WWC coach now leads former teammates

Fred McCormick

Three seasons ago, Anthony Barringer was playing point guard for the Warren Wilson College basketball team that brought a USCAA national championship home to the Swannanoa Valley.

At home on Halloween, the former floor general began the 2015-16 season by leading five of his old teammates - and a recent Owen High School star - against Florida College in a quest to bring another championship to the school.

Barringer joined the coaching staff at Warren Wilson before the 2013-14 season as recruiting coordinator and director of skill development. The Owls posted a 16-13 record. Just a few miles away, Michael Pomeroy scored his 1,000th point for the Owen Warhorses.

Following a first-round exit in last year’s postseason tournament, former Owls head coach William Monts left for an administrative position at Western Kentucky University. Barringer was asked to fill the position on an interim basis.

Barringer, who aspires to be the Owls’ permanent coach, inherited a team with nine returning players, plus Pomeroy, who played sparingly for Montreat College last season before transferring to Warren Wilson in August.

The mix of on-court talent will allow the Owls to play an exciting brand of basketball, Barringer believes.

“You’ll see lots of motion, lots of ball movement, lots of shots and lots of buckets,” he said. “Offensively that’s what it’s going to be. I’d like to see us score in the hundreds every night.”

The scoring attack for the Owls will be led by senior Justin Gonyea, who has contributed more than 1,000 points in his first three seasons on the team.

“He’s one of the most, if not the most, humble guys I’ve ever been around,” Barringer said. “Having him and knowing what he’s capable of in the type of offense that I’m putting around him, I’m expecting a really big year from him.”

Defensively the Owls will deploy a scheme that aims to keep opposing offenses from developing a rhythm.

“We want to create chaos for every opponent that we play against,” Barringer said. “No easy baskets.”

The high-energy style of play employed by Barringer on both sides of the court means the Owls will rely on a 12-man rotation, requiring young players like Pomeroy and former A.C. Reynolds High School star Jaquann Lockhart to contribute.
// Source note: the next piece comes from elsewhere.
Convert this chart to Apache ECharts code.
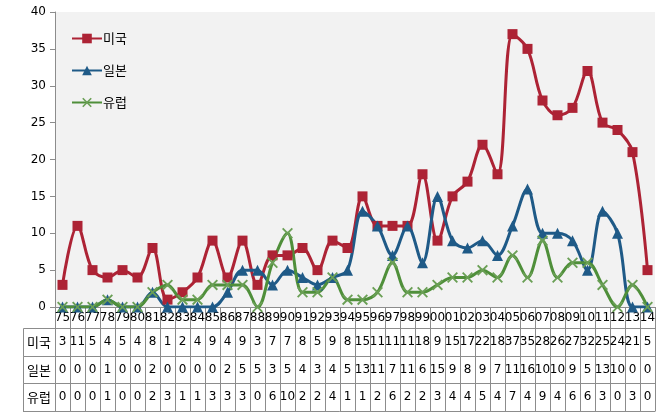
<!DOCTYPE html>
<html><head><meta charset="utf-8">
<script src="https://cdn.jsdelivr.net/npm/echarts@6/dist/echarts.min.js"></script>
<style>html,body{margin:0;padding:0;background:#fff}#c{width:672px;height:420px}</style>
</head><body><div id="c"></div>
<script>
const years = ['75','76','77','78','79','80','81','82','83','84','85','86','87','88','89','90','91','92','93','94','95','96','97','98','99','00','01','02','03','04','05','06','07','08','09','10','11','12','13','14'];
const seriesNames = ['미국','일본','유럽'];
const usa = [3,11,5,4,5,4,8,1,2,4,9,4,9,3,7,7,8,5,9,8,15,11,11,11,18,9,15,17,22,18,37,35,28,26,27,32,25,24,21,5];
const japan = [0,0,0,1,0,0,2,0,0,0,0,2,5,5,3,5,4,3,4,5,13,11,7,11,6,15,9,8,9,7,11,16,10,10,9,5,13,10,0,0];
const europe = [0,0,0,1,0,0,2,3,1,1,3,3,3,0,6,10,2,2,4,1,1,2,6,2,2,3,4,4,5,4,7,4,9,4,6,6,3,0,3,0];
const yTicks = {min:0, max:40, interval:5};

const colors = ['#AD2335','#1F5A87','#4F8F3A'];
const border = '#8c8c8c';
const font = 'DejaVu Sans';
const cjk = 'Noto Sans CJK KR';
const xMark = 'path://M0,1.2 L1.2,0 L10,8.8 L8.8,10 Z M8.8,0 L10,1.2 L1.2,10 L0,8.8 Z';

const rowAxis = (vals, offset) => ({
  type:'category', data: vals.map(String), gridIndex:0, position:'bottom', offset: offset,
  boundaryGap:true,
  axisLine:{show:true, lineStyle:{color:border, width:1}},
  axisTick:{show:true, length:28, inside:false, lineStyle:{color:border}},
  axisLabel:{show:true, interval:0, margin:8, fontSize:12, fontFamily:font, color:'#000'},
  splitLine:{show:false}
});

const chart = echarts.init(document.getElementById('c'), null, {renderer:'canvas'});
const offsets = [21, 49, 76];
const rowTop = [328, 356, 383];
const graphics = [];
seriesNames.forEach((n,i)=>{
  graphics.push({type:'rect', shape:{x:23.5, y:rowTop[i]+0.5, width:32, height:(i<2?rowTop[i+1]:411)-rowTop[i]}, style:{fill:'none', stroke:border, lineWidth:1}});
  graphics.push({type:'text', x:39, y:rowTop[i]+14, style:{text:n, font:'13px "'+cjk+'"', fill:'#000', align:'center', verticalAlign:'middle'}});
});
graphics.push({type:'line', shape:{x1:23, y1:411.5, x2:655.5, y2:411.5}, style:{stroke:border, lineWidth:1}});

chart.setOption({
  animation:false,
  backgroundColor:'#fff',
  color: colors,
  grid:{left:55, right:17, top:12, bottom:113, show:true, backgroundColor:'#f2f2f2', borderWidth:0},
  legend:{
    orient:'vertical', left:66, top:27, itemGap:19, itemWidth:30, itemHeight:12,
    textStyle:{fontFamily:cjk, fontSize:13, color:'#000', padding:[0,0,0,-4]},
    data: seriesNames
  },
  xAxis:[
    {type:'category', data:years, boundaryGap:true, position:'bottom',
     axisLine:{show:true, lineStyle:{color:border}},
     axisTick:{show:true, length:21, inside:false, lineStyle:{color:border}},
     axisLabel:{interval:0, margin:5, fontSize:12, fontFamily:font, color:'#000'}},
    rowAxis(usa, offsets[0]), rowAxis(japan, offsets[1]), rowAxis(europe, offsets[2])
  ],
  yAxis:{type:'value', min:yTicks.min, max:yTicks.max, interval:yTicks.interval,
    axisLine:{show:true, lineStyle:{color:border}},
    axisTick:{show:true, length:5, lineStyle:{color:border}},
    axisLabel:{fontSize:12, fontFamily:font, color:'#000', margin:9},
    splitLine:{show:false}},
  series:[
    {name:seriesNames[0], type:'line', data:usa, smooth:0.35, symbol:'rect', symbolSize:10,
     lineStyle:{width:3, color:colors[0]}, itemStyle:{color:colors[0]}},
    {name:seriesNames[1], type:'line', data:japan, smooth:0.35, symbol:'triangle', symbolSize:11,
     lineStyle:{width:3, color:colors[1]}, itemStyle:{color:colors[1]}},
    {name:seriesNames[2], type:'line', data:europe, smooth:0.35, symbol:xMark, symbolSize:11,
     lineStyle:{width:3, color:colors[2]}, itemStyle:{color:'#6a9f55'}}
  ],
  graphic: graphics
});
</script></body></html>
Pomeroy, who feels re-energized by his transfer to Warren Wilson, said he already feels comfortable in the school’s basketball program.

“Everybody is unselfish here,” he said. “Here it is really like a family. We’re all brothers, and it’s more than just teammates. We all have a great relationship with each other.”

The strong bond among the players, which is nurtured by Barringer and his staff, allows individual players to focus on their own contributions on the court.

“I just want to do everything I can to win and do what’s best for the team,” Pomeroy said. “Whether I need to play hard defense one game or step up my game on the offensive end by scoring, I’m just going to do whatever the team needs me to do.”

Buying into the system is something that Barringer said the Owls do well as a team.

His experience playing alongside players who are now seniors fostered a unique environment for his first season on the bench as the head coach.

“I know that I have earned those guys’ respect, and they have definitely earned mine,” he said. “Whatever I ask them to do, they do it, and the younger players fall in line. They know that I have their back, and they have my back.”

Owls home games

Nov. 5 Montreat College (7:30 p.m.)

Nov. 16 Milligan College (7 p.m.)

Nov. 20 Pfeiffer University (8 p.m.)

Dec. 1 Mars Hill College (8 p.m.)

Dec. 5 Bob Jones University (3 p.m.)

Jan. 21 Piedmont International University 6 p.m.)

Jan. 30 Crown College (3 p.m.)

Feb. 6 Toccoa Falls College (3 p.m.)

Feb. 9 Johnson & Wales University (7:30 p.m.)

Feb. 13 Barber-Scotia College (3 p.m.)

Feb. 18 Columbia International University (7:30 p.m.)